If your python modules is actually a wrapper for some binary, then you'll also need to either copy over those binaries into their expected location or, if the base image allows, install those binaries.

Line 4 is truly important. It states what the default argument to your Docker image is. In our case, it is "handler.lambda_handler," which, for AWS Lambda, means to use the function lambda_handler in the python file handler.py.

Note: that there is no RUN statement in our Dockerfile.

3. Deploy your app using SAM

To tell your SAM template to deploy a container image instead of a zip archive, you'll need to set the function's PackageType to Image and provide some metadata.

Here's an example snippet assuming the file structure provided above:

template.yml
MyLambda:
  Type: AWS::Serverless::Function
  Properties:
    PackageType: Image
  Metadata:
    Dockerfile: Dockerfile
    DockerContext: ./src
    DockerTag: python3.8

To deploy our SAM template, we need two steps:

  1. build and
  2. deploy.

To build, go to your root directory and type

Bash
sam build

This will create an .aws-sam directory that'll house the code and resulting Cloudformation template to be deployed.

Next, to deploy, type

Bash
sam deploy --profile cloud --guided

and provide the ECR repo's URI from step 1 when requested.

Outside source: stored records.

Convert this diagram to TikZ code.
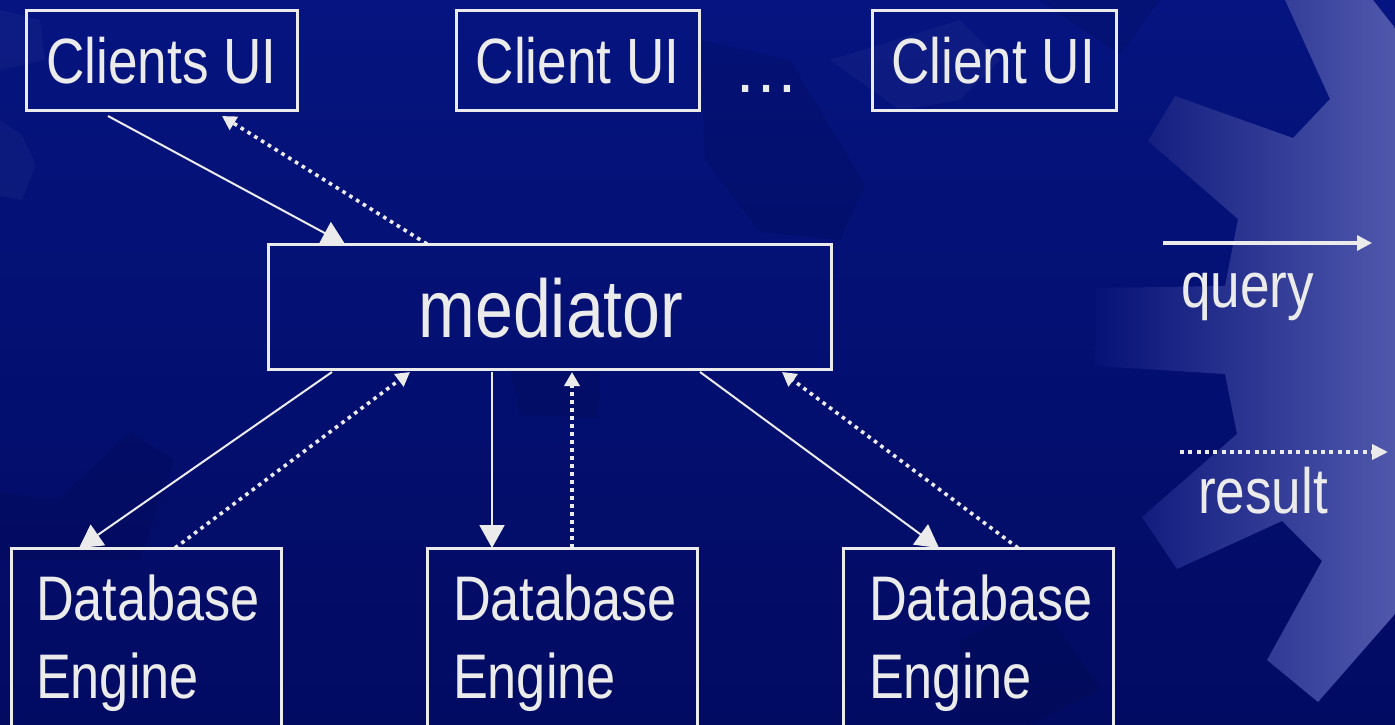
\documentclass[tikz,border=0pt]{standalone}
\usepackage{fontspec}
\setmainfont{Liberation Sans}[FakeStretch=0.83]
\newfontfamily\plainsans{Liberation Sans}
\usetikzlibrary{arrows.meta,calc}

\definecolor{bgtop}{RGB}{5,20,128}
\definecolor{bgbot}{RGB}{2,11,98}
\definecolor{gearlo}{RGB}{6,18,118}
\definecolor{gearmid}{RGB}{50,58,155}
\definecolor{gearhi}{RGB}{80,88,172}
\definecolor{ink}{RGB}{235,235,235}

\begin{document}
\begin{tikzpicture}[x=1pt,y=1pt,
  box/.style={draw=ink, line width=3pt, inner sep=0pt, outer sep=0pt, anchor=north west},
  lbl/.style={text=ink, inner sep=0pt, outer sep=0pt, anchor=base, font=\fontsize{64}{78}\selectfont},
  biglbl/.style={lbl, font=\fontsize{82}{96}\selectfont},
  dblbl/.style={lbl, anchor=base west, font=\fontsize{63}{78}\selectfont},
  qline/.style={draw=ink, line width=2pt, -{Triangle[length=23pt,width=25pt]}},
  rline/.style={draw=ink, line width=3.6pt, dash pattern=on 3.6pt off 4.4pt, -{Triangle[length=14pt,width=15pt]}},
  faintdark/.style={fill=black, fill opacity=0.08, draw=none},
  faintlight/.style={fill=white, fill opacity=0.035, draw=none},
]
\useasboundingbox (0,0) rectangle (1395,-724);
\clip (0,0) rectangle (1395,-724);

% backdrop
\shade[top color=bgtop, bottom color=bgbot] (0,0) rectangle (1395,-724);

% faint cogs in the backdrop
\fill[faintlight] (0,-120) -- (22,-135) -- (36,-165) -- (22,-200) -- (0,-196) -- cycle;
\fill[faintlight] (0,-10) -- (40,-20) -- (45,-60) -- (0,-70) -- cycle;
\fill[faintdark] (700,-40) -- (790,-60) -- (865,-185) -- (840,-240) -- (760,-232) -- (705,-160) -- cycle;
\fill[faintdark] (0,-493) -- (58,-500) -- (130,-432) -- (174,-460) -- (140,-560) -- (0,-560) -- cycle;
\fill[faintdark] (510,-370) -- (600,-372) -- (598,-418) -- (520,-415) -- cycle;
\fill[faintlight] (830,-60) -- (960,-20) -- (1000,-60) -- (960,-100) -- (900,-110) -- cycle;
\fill[faintdark] (1040,-0) -- (1120,-55) -- (1160,-0) -- cycle;
\fill[faintdark] (960,-640) -- (1040,-600) -- (1100,-690) -- (1030,-724) -- (960,-724) -- cycle;

% large cog on the right
\shade[left color=gearlo, middle color=gearmid, right color=gearhi]
  (1285,0) -- (1330,-99) -- (1293,-138) -- (1175,-96) -- (1148,-141)
  -- (1238,-219) -- (1225,-286) -- (1095,-288) -- (1095,-366) -- (1225,-374)
  -- (1237,-434) -- (1142,-517) -- (1177,-569) -- (1282,-521) -- (1322,-561)
  -- (1267,-660) -- (1318,-702) -- (1395,-614) -- (1395,-28) -- (1373,0) -- cycle;

% boxes
\node[box, minimum width=271pt, minimum height=100pt] (ui1) at (26,-10) {};
\node[box, minimum width=243pt, minimum height=100pt] (ui2) at (456,-10) {};
\node[box, minimum width=244pt, minimum height=100pt] (ui3) at (872,-10) {};
\node[box, minimum width=563pt, minimum height=125pt] (med) at (268,-244) {};
\node[box, minimum width=270pt, minimum height=220pt] (db1) at (11,-548) {};
\node[box, minimum width=270pt, minimum height=220pt] (db2) at (427,-548) {};
\node[box, minimum width=270pt, minimum height=220pt] (db3) at (843,-548) {};

% labels
\node[lbl] (ui1t) at (161.5,-83) {Clients UI};
\node[lbl] (ui2t) at (577.5,-83) {Client UI};
\node[lbl] (ui3t) at (993,-83) {Client UI};
\node[lbl, font=\plainsans\fontsize{66}{78}\selectfont] (dots) at (766,-92) {…};
\node[biglbl] (medt) at (551,-337) {mediator};
\node[dblbl] (db1a) at ($(db1.north west)+(25,-72)$) {Database};
\node[dblbl] (db1b) at ($(db1.north west)+(25,-150)$) {Engine};
\node[dblbl] (db2a) at ($(db2.north west)+(26,-72)$) {Database};
\node[dblbl] (db2b) at ($(db2.north west)+(26,-150)$) {Engine};
\node[dblbl] (db3a) at ($(db3.north west)+(26,-72)$) {Database};
\node[dblbl] (db3b) at ($(db3.north west)+(26,-150)$) {Engine};

% queries (solid) and results (dotted)
\draw[qline] ($(ui1.south west)+(82,-6)$) -- ($(med.north west)+(77,0)$);
\draw[rline] ($(med.north west)+(159,0)$) -- ($(ui1.south west)+(196,-6)$);
\draw[qline] ($(med.south west)+(64,-3)$) -- ($(db1.north west)+(68,0)$);
\draw[rline] ($(db1.north west)+(164,0)$) -- ($(med.south west)+(142,-3)$);
\draw[qline] ($(med.south west)+(224,-3)$) -- ($(db2.north west)+(65,0)$);
\draw[rline] ($(db2.north west)+(145,0)$) -- ($(med.south west)+(304,-3)$);
\draw[qline] ($(med.south west)+(432,-3)$) -- ($(db3.north west)+(96,0)$);
\draw[rline] ($(db3.north west)+(175,0)$) -- ($(med.south west)+(514,-3)$);

% legend
\coordinate (qa) at (1163,-243);
\coordinate (qb) at (1372,-243);
\coordinate (ra) at (1180,-452);
\coordinate (rb) at (1388,-452);
\draw[draw=ink, line width=3.4pt, -{Triangle[length=15pt,width=15pt]}] (qa) -- (qb);
\draw[draw=ink, line width=3.8pt, dash pattern=on 4pt off 4.3pt, -{Triangle[length=16pt,width=15pt]}] (ra) -- (rb);
\node[lbl, anchor=base west] (qt) at (1181,-307) {query};
\node[lbl, anchor=base west] (rt) at (1198,-513) {result};
\end{tikzpicture}
\end{document}
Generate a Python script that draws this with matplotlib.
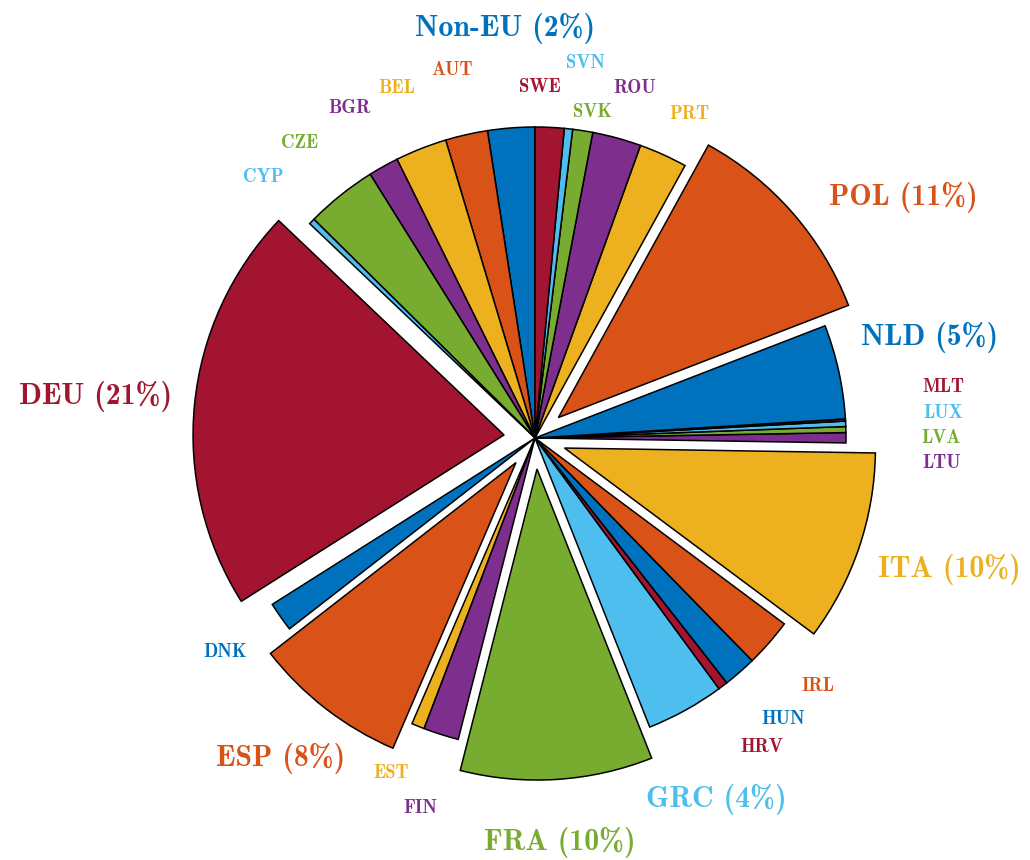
"""Pie of shares by member state, with the big ones pulled out."""

import matplotlib.pyplot as plt

OUTPUT_FILENAME = "out.png"
FONT = "cmb10"
BIG_SIZE = 21.5
SMALL_SIZE = 13.5

# MATLAB default colour order, cycled over the slices
PALETTE = ["#0072BD", "#D95319", "#EDB120", "#7E2F8E", "#77AC30", "#4DBEEE", "#A2142F"]

countries = ["Non-EU", "AUT", "BEL", "BGR", "CZE", "CYP", "DEU", "DNK", "ESP", "EST",
             "FIN", "FRA", "GRC", "HRV", "HUN", "IRL", "ITA", "LTU", "LVA", "LUX",
             "MLT", "NLD", "POL", "PRT", "ROU", "SVK", "SVN", "SWE"]
shares = [2.44, 2.19, 2.68, 1.57, 3.69, 0.31, 21.06, 1.53, 8.00, 0.67,
          1.83, 9.97, 4.06, 0.50, 1.72, 2.50, 9.93, 0.53, 0.31, 0.28,
          0.11, 4.89, 11.10, 2.50, 2.53, 1.04, 0.43, 1.50]

# where each label sits, in units of the pie radius
label_xy = {
    "Non-EU": (-0.096, 1.318), "SVN": (0.161, 1.206), "AUT": (-0.267, 1.183),
    "SWE": (0.016, 1.129), "ROU": (0.322, 1.125), "BEL": (-0.444, 1.125),
    "BGR": (-0.595, 1.061), "SVK": (0.186, 1.048), "PRT": (0.498, 1.042),
    "CZE": (-0.756, 0.949), "CYP": (-0.875, 0.839), "POL": (1.183, 0.772),
    "NLD": (1.270, 0.322), "MLT": (1.312, 0.164), "LUX": (1.312, 0.080),
    "LVA": (1.305, 0.0), "LTU": (1.309, -0.080), "DEU": (-1.412, 0.132),
    "ITA": (1.334, -0.424), "DNK": (-0.997, -0.688), "IRL": (0.910, -0.797),
    "HUN": (0.797, -0.904), "HRV": (0.730, -0.994), "ESP": (-0.817, -1.029),
    "EST": (-0.463, -1.077), "GRC": (0.582, -1.161), "FIN": (-0.370, -1.190),
    "FRA": (0.080, -1.302),
}

colors = [PALETTE[i % len(PALETTE)] for i in range(len(countries))]
explode = [0.1 if s >= 8 else 0 for s in shares]

fig = plt.figure(figsize=(10.3, 8.6), dpi=100)
ax = fig.add_axes([0, 0, 1, 1])

ax.pie(shares, colors=colors, explode=explode, startangle=90, counterclock=True,
       radius=1, wedgeprops=dict(edgecolor="black", linewidth=1.1))

for name, share, color in zip(countries, shares, colors):
    big = share >= 4 or name == "Non-EU"
    text = f"{name} ({round(share)}%)" if big else name
    x, y = label_xy[name]
    ax.text(x, y, text, color=color, fontfamily=FONT,
            fontsize=BIG_SIZE if big else SMALL_SIZE, ha="center", va="center")

# one unit = pie radius = 311 px, centre at (535, 438) from top-left
ax.set_xlim(-535 / 311, 495 / 311)
ax.set_ylim(-422 / 311, 438 / 311)
ax.set_aspect("equal")
ax.axis("off")

fig.savefig(OUTPUT_FILENAME)
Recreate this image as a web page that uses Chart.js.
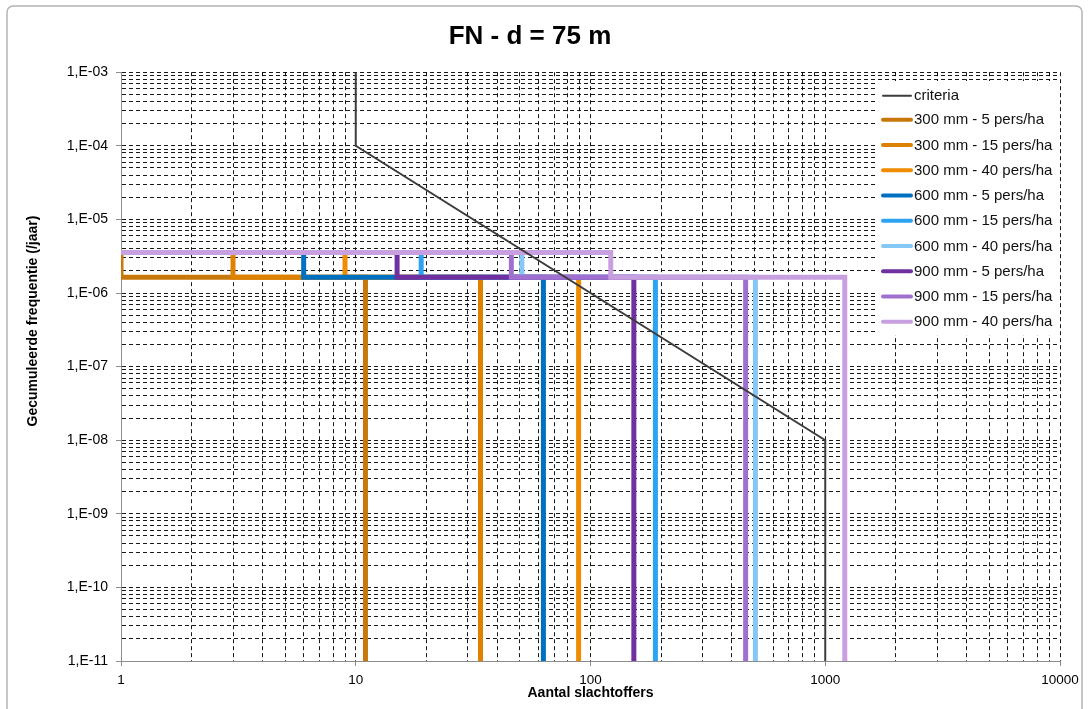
<!DOCTYPE html>
<html>
<head>
<meta charset="utf-8">
<script src="https://cdn.jsdelivr.net/npm/chart.js@4.4.0/dist/chart.umd.min.js"></script>
<style>
html,body{margin:0;padding:0;background:#fff;}
canvas{display:block;}
</style>
</head>
<body>
<canvas id="c" width="1089" height="709"></canvas>
<script>
// ---- texts ----
const chartTitle = 'FN - d = 75 m';
const xAxisTitle = 'Aantal slachtoffers';
const yAxisTitle = 'Gecumuleerde frequentie (/jaar)';

// ---- tick labels ----
const xTickValues = [1, 10, 100, 1000, 10000];
const xTickLabels = ['1', '10', '100', '1000', '10000'];
const yTickValues = [1e-11, 1e-10, 1e-9, 1e-8, 1e-7, 1e-6, 1e-5, 1e-4, 1e-3];
const yTickLabels = ['1,E-11', '1,E-10', '1,E-09', '1,E-08', '1,E-07', '1,E-06', '1,E-05', '1,E-04', '1,E-03'];

// ---- criteria line ----
const criteriaLabel = 'criteria';
const criteriaN = [10, 10, 1000, 1000];
const criteriaF = [1e-3, 1e-4, 1e-8, 1e-11];

// ---- FN step series ----
const seriesLabels = [
  '300 mm - 5 pers/ha', '300 mm - 15 pers/ha', '300 mm - 40 pers/ha',
  '600 mm - 5 pers/ha', '600 mm - 15 pers/ha', '600 mm - 40 pers/ha',
  '900 mm - 5 pers/ha', '900 mm - 15 pers/ha', '900 mm - 40 pers/ha'
];
const seriesNStart = [1, 1, 1, 1, 1, 1, 1, 1, 1];
const seriesNStep  = [1, 3, 9, 6, 19, 51, 15, 46, 122];
const seriesNMax   = [11, 34, 89, 63, 189, 504, 153, 458, 1211];
const seriesFHigh  = [3.55e-6, 3.55e-6, 3.55e-6, 3.55e-6, 3.55e-6, 3.55e-6, 3.55e-6, 3.55e-6, 3.55e-6];
const seriesFLow   = [1.64e-6, 1.64e-6, 1.64e-6, 1.64e-6, 1.64e-6, 1.64e-6, 1.64e-6, 1.64e-6, 1.64e-6];
const seriesFEnd   = [1e-11, 1e-11, 1e-11, 1e-11, 1e-11, 1e-11, 1e-11, 1e-11, 1e-11];

// ---- styles ----
const seriesColors = ['#C8780A', '#DC8200', '#F08C00', '#0070C0', '#2EA3F2', '#85C8F5', '#7030A0', '#A070D0', '#C8A0E0'];
const criteriaColor = '#3C3C3C';
const FONT = '"Liberation Sans", Arial, sans-serif';

Chart.defaults.font.family = FONT;
Chart.defaults.color = '#000';

function isMajor(v) {
  const l = Math.log10(v);
  return Math.abs(l - Math.round(l)) < 1e-9;
}
function labelFor(v, vals, labs) {
  for (let i = 0; i < vals.length; i++) {
    if (Math.abs(Math.log10(v) - Math.log10(vals[i])) < 1e-9) return labs[i];
  }
  return '';
}
function gridTicks(vals) {
  const out = [];
  for (let i = 0; i < vals.length; i++) {
    out.push({ value: vals[i], major: true });
    if (i < vals.length - 1) {
      for (let m = 2; m <= 9; m++) out.push({ value: vals[i] * m, major: false });
    }
  }
  return out;
}

const datasets = [];
datasets.push({
  label: criteriaLabel,
  data: criteriaN.map((n, i) => ({ x: n, y: criteriaF[i] })),
  borderColor: criteriaColor,
  borderWidth: 2,
  order: 0
});
seriesLabels.forEach((lab, i) => {
  datasets.push({
    label: lab,
    data: [
      { x: seriesNStart[i], y: seriesFHigh[i] },
      { x: seriesNStep[i], y: seriesFHigh[i] },
      { x: seriesNStep[i], y: seriesFLow[i] },
      { x: seriesNMax[i], y: seriesFLow[i] },
      { x: seriesNMax[i], y: seriesFEnd[i] }
    ],
    borderColor: seriesColors[i],
    borderWidth: 5,
    order: 10 - i
  });
});

const decor = {
  id: 'decor',
  afterDraw(chart) {
    const ctx = chart.ctx;
    ctx.save();
    // outer frame
    ctx.strokeStyle = '#b4b4b4';
    ctx.lineWidth = 1.5;
    ctx.beginPath();
    if (ctx.roundRect) ctx.roundRect(7, 6, 1075, 720, 6); else ctx.rect(7, 6, 1075, 720);
    ctx.stroke();
    // y axis title
    ctx.save();
    ctx.translate(33, 321);
    ctx.rotate(-Math.PI / 2);
    ctx.font = 'bold 14px ' + FONT;
    ctx.fillStyle = '#000';
    ctx.textAlign = 'center';
    ctx.textBaseline = 'middle';
    ctx.fillText(yAxisTitle, 0, 0);
    ctx.restore();
    // legend
    ctx.fillStyle = '#fff';
    ctx.fillRect(876, 81, 181, 254);
    const items = [{ label: criteriaLabel, color: criteriaColor, w: 2 }]
      .concat(seriesLabels.map((l, i) => ({ label: l, color: seriesColors[i], w: 4 })));
    ctx.font = '15px ' + FONT;
    ctx.textAlign = 'left';
    ctx.textBaseline = 'middle';
    items.forEach((it, i) => {
      const y = i === 0 ? 95.7 : 119.7 + (i - 1) * 25.25;
      ctx.strokeStyle = it.color;
      ctx.lineWidth = it.w;
      ctx.lineCap = 'round';
      ctx.beginPath();
      ctx.moveTo(883, y);
      ctx.lineTo(911, y);
      ctx.stroke();
      ctx.fillStyle = '#111';
      ctx.fillText(it.label, 914, y + 0.5);
    });
    ctx.restore();
  }
};

const gridCommon = {
  color: 'rgba(0,0,0,0.9)',
  lineWidth: 1,
  tickLength: 5,
  tickWidth: 1,
  tickColor: (c) => (c.tick && isMajor(c.tick.value)) ? '#8c8c8c' : 'rgba(0,0,0,0)',
  tickBorderDash: []
};
const borderCommon = { display: true, color: '#8c8c8c', width: 1, dash: [4, 3] };

new Chart(document.getElementById('c'), {
  type: 'line',
  data: { datasets },
  options: {
    responsive: false,
    animation: false,
    devicePixelRatio: 1,
    clip: 0,
    layout: { padding: { left: 0, right: 29, top: 0, bottom: 0 } },
    elements: {
      point: { radius: 0, hoverRadius: 0 },
      line: { tension: 0, fill: false, borderCapStyle: 'butt', borderJoinStyle: 'miter' }
    },
    plugins: {
      legend: { display: false },
      tooltip: { enabled: false },
      title: {
        display: true,
        text: chartTitle,
        color: '#000',
        font: { size: 26, weight: 'bold', family: FONT },
        padding: { top: 21, bottom: 20 }
      }
    },
    scales: {
      x: {
        type: 'logarithmic',
        position: 'bottom',
        min: xTickValues[0],
        max: xTickValues[xTickValues.length - 1],
        afterBuildTicks: (s) => { s.ticks = gridTicks(xTickValues); },
        afterFit: (s) => { s.height = 48; },
        ticks: {
          autoSkip: false, maxRotation: 0, minRotation: 0, padding: 6,
          color: '#000', font: { size: 13.5 },
          callback: (v) => labelFor(v, xTickValues, xTickLabels)
        },
        grid: gridCommon,
        border: borderCommon,
        title: {
          display: true, text: xAxisTitle, color: '#000',
          font: { size: 14, weight: 'bold' },
          padding: { top: 0, bottom: 7 }
        }
      },
      y: {
        type: 'logarithmic',
        position: 'left',
        min: yTickValues[0],
        max: yTickValues[yTickValues.length - 1],
        afterBuildTicks: (s) => { s.ticks = gridTicks(yTickValues); },
        afterFit: (s) => { s.width = 121; },
        ticks: {
          autoSkip: false, padding: 8,
          color: '#000', font: { size: 14 },
          callback: (v) => labelFor(v, yTickValues, yTickLabels)
        },
        grid: gridCommon,
        border: borderCommon,
        title: { display: false }
      }
    }
  },
  plugins: [decor]
});
</script>
</body>
</html>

SAM will upload your image to the indicated ECR repo and will tell the lambda in your SAM template to use that image.

Conclusion

Hopefully, you now have enough information to deploy your own container to AWS Lambda using SAM. The deployment is not hard, but it is cumbersome and time-consuming.

Often, companies will make use of CI pipelining tools such as CodePipeline or those of Gitlab and Bitbucket to automate this process. Part of the reason is just because that's often the devops practice: unit tests and acceptance tests can be automated and, thereby, prevent developers from modifying test cases to fit their code. And, well, once the code has been determined to be acceptable, then you might as well deploy the new, updated code.

As a bonus, by having Gitlab or Bitbucket do that for you, the upload won't take up your internet bandwidth, although it may incur costs with Gitlab or Bitbucket.